Phillip Inman 

Labour’s Leavers have got the wrong idea about the EU

Labour MPs who vote for May’s deal in fear of supposed European neoliberalism could see it backfire on them
  
  

Anti-Brexit protester carrying poster of Boris Johnson in clown makeup
A protester in Parliament Square makes her feelings about Boris Johnson and Brexit known. Photograph: Imageplotter/REX/Shutterstock

There is a widespread view in far-left circles that the European Union ranks among the world’s foremost neoliberal institutions, along with the US Congress and the White House under Donald Trump.

Even Remain supporters can be heard at Labour party meetings saying things such as: “The EU is a neoliberal construct, but we should be changing it from the inside, not walking away.”

Without this gnawing sense that Brussels is run by an elite, one that is hell-bent on taking Europe on a path to privatisation, all but the most ardent sovereignty campaigners would probably want to stay inside the EU. The MPs John Mann and Caroline Flint wouldn’t be under pressure from their constituency members and unions such as Unite and the RMT to back a Brexit deal. Jeremy Corbyn and his advisers might even get on board the People’s Vote bus, ditching the halfhearted stance they have adopted up to now.

There is still time to take a less blinkered view as we near the end of the article 50 negotiation period. Not much time, granted. But without a dispassionate reassessment of the EU, it is likely that a majority of MPs, mostly Tory with Mann and Flint in tow, will vote for Theresa May’s revised deal when it is put before parliament either this week or next. It’s that or the UK crashes out, which also remains a possibility.

If we accept the definition of neoliberal as the pursuit of free markets, low taxes and privatisation at the expense of state regulation, public welfare support and state-run services, then the most recent example of such behaviour is the EU demand that Greece takes this road to redemption.

According to the leftwing Brexit, or Lexit, viewpoint, the Germans took over as the driving force behind Brussels’ reform agenda in the wake of the financial crisis and the Greeks were one of their main victims.

Its a simple argument. Unfortunately, that is its only attraction. As with most disputes, it is more complicated and there is wrong on both sides. For a country such as Greece to claim that its overly generous state benefits should be protected by its neighbours, which in the main do not enjoy such benefits, was always a stretch.

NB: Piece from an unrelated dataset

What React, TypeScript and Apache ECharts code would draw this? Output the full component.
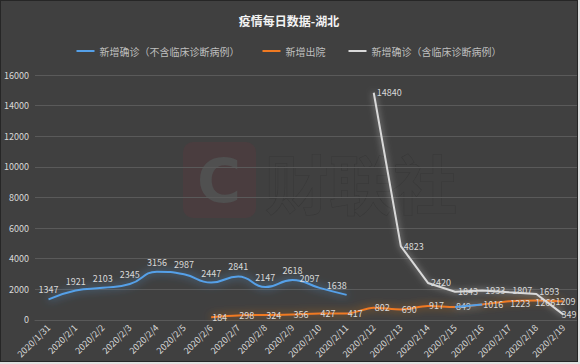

From the standpoint of most European leaders, not just the Germans, it wasn’t the EU that forced Greece to almost bankrupt itself funding the 2004 Athens Olympics. It wasn’t the EU that forced Greece to build up its military spending to become one of the highest in Nato. In fact, in 2015, only six other Nato countries had military personnel costs higher than Greece’s.

Linked to this tale is the austerity the Greeks must suffer for many more years. It’s true the EU can block domestic budgets that overstep debt rules. However, it hasn’t prevented the Syriza government from tackling corrupt businesses, taxing wealthy households and overhauling a public sector that is lubricated by backhanders.

Another recent example of Brussels’ neoliberal tendencies is the plan to force governments to offer up their rail networks to competitive tender. This is viewed as the thin end of a large wedge that would see the EU push through the privatisations of most utilities, much as the UK has already done and which the Lexiters dream of reversing.

In his book on Europe’s privatisation experiments, Private Island, James Meek shows how the sale of state assets to private firms relies for its “success” on driving down costs, usually with steep wage cuts and weak terms and conditions of employment to the fore.

However, the way privatisations have been carried out in the Netherlands, Italy and the UK has been under domestic regulations, not the diktat of Brussels. The generosity of minimum wages, the strength of union laws and enforcement of employment regulations above the minimums set by Brussels are governed by member states.

In the case of rail privatisation, a closer look shows that the EU rules are flexible and allow state-owned businesses to run trains. State-owned businesses can also operate the underlying rail network, as happens in the UK, though operation of trains and network must be separated.

Critics on the left say Brussels has been captured by lobbyists for multinational companies. They say this without acknowledging that Brussels is blocking monopoly mergers and the exploits of the tech companies with more rigour than any other jurisdiction.

It’s easy to understand why Boris Johnson and Jacob Rees-Mogg want to escape the EU and its demands for basic rights, but for those on the left who want to achieve better workers’ terms, to follow their lead only gives rightwing Brexiters the destructive tools they crave.